Task to carry out
Determine the number of lines holding the word "this"; answer with that number only.
[start of Material provided]
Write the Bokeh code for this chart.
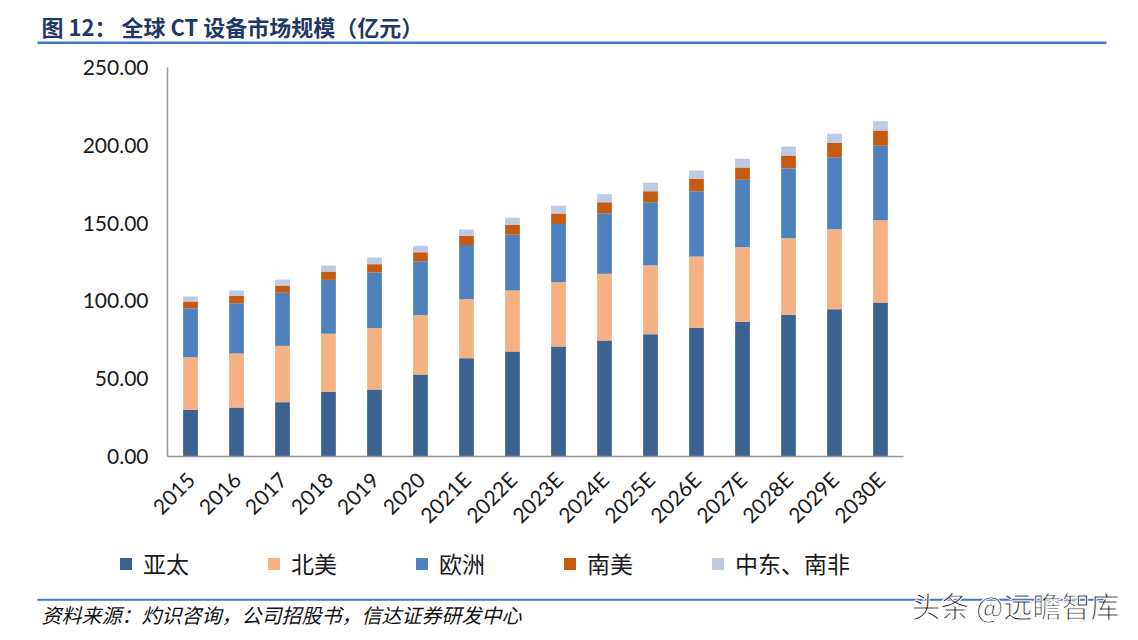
[end of Material provided]
[start of Material provided]
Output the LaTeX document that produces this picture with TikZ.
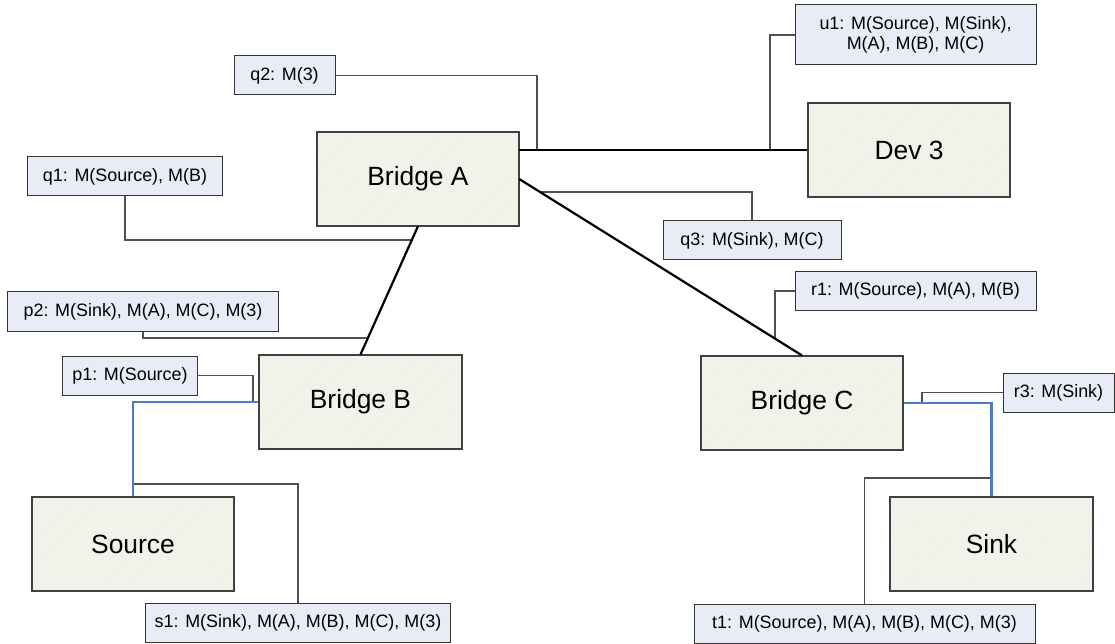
[end of Material provided]
[start of Material provided]
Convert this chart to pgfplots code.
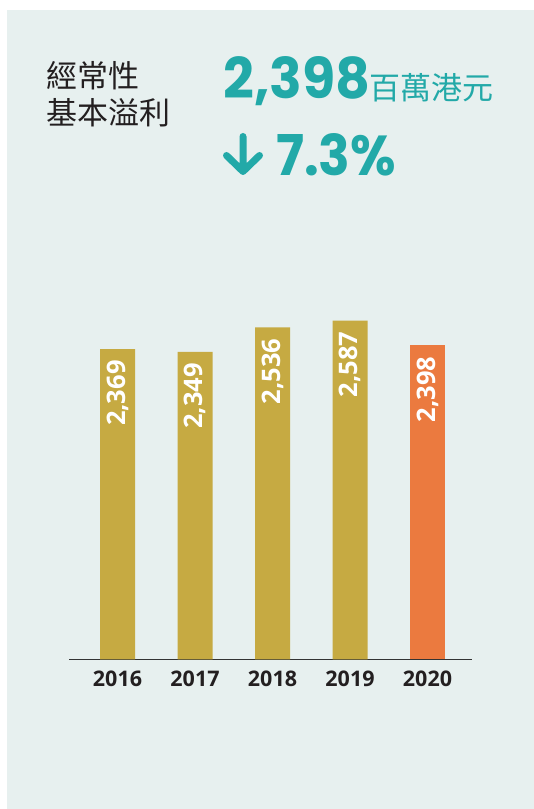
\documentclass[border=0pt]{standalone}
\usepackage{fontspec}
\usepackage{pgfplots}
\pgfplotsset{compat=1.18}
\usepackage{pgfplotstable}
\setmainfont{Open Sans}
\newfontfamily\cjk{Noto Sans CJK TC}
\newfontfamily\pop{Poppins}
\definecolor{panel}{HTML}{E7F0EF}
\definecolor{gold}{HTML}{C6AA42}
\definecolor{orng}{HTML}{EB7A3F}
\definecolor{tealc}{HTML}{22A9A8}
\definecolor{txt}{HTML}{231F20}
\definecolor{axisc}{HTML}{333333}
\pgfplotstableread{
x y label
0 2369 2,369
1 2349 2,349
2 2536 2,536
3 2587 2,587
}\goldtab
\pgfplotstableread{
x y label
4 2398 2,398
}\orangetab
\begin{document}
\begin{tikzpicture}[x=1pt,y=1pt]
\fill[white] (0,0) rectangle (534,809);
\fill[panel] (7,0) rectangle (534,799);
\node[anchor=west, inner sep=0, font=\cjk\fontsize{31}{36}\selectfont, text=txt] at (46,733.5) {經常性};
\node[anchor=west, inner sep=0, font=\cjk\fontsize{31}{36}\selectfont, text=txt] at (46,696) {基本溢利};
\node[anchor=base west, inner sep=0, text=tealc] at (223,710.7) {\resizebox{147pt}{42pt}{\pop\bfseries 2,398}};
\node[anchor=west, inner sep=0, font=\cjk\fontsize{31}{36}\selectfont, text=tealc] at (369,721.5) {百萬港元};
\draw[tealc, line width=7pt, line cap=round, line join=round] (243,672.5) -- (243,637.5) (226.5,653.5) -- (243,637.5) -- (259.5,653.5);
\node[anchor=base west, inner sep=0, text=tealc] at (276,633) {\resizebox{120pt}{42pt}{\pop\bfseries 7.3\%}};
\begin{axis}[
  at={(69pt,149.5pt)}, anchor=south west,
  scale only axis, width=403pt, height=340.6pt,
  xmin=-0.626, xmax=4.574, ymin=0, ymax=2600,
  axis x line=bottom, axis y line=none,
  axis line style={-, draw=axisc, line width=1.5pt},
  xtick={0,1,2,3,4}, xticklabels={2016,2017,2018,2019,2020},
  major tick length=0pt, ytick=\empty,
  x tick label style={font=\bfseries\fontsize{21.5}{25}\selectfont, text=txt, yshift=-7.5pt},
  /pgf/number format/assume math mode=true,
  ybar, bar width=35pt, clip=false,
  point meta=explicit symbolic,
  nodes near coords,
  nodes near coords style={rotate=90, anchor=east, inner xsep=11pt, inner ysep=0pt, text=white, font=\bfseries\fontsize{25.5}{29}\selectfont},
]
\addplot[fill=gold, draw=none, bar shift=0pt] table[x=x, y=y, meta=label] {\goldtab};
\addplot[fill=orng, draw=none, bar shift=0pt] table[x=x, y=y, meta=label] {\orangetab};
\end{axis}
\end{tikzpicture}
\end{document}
[end of Material provided]
Task output
3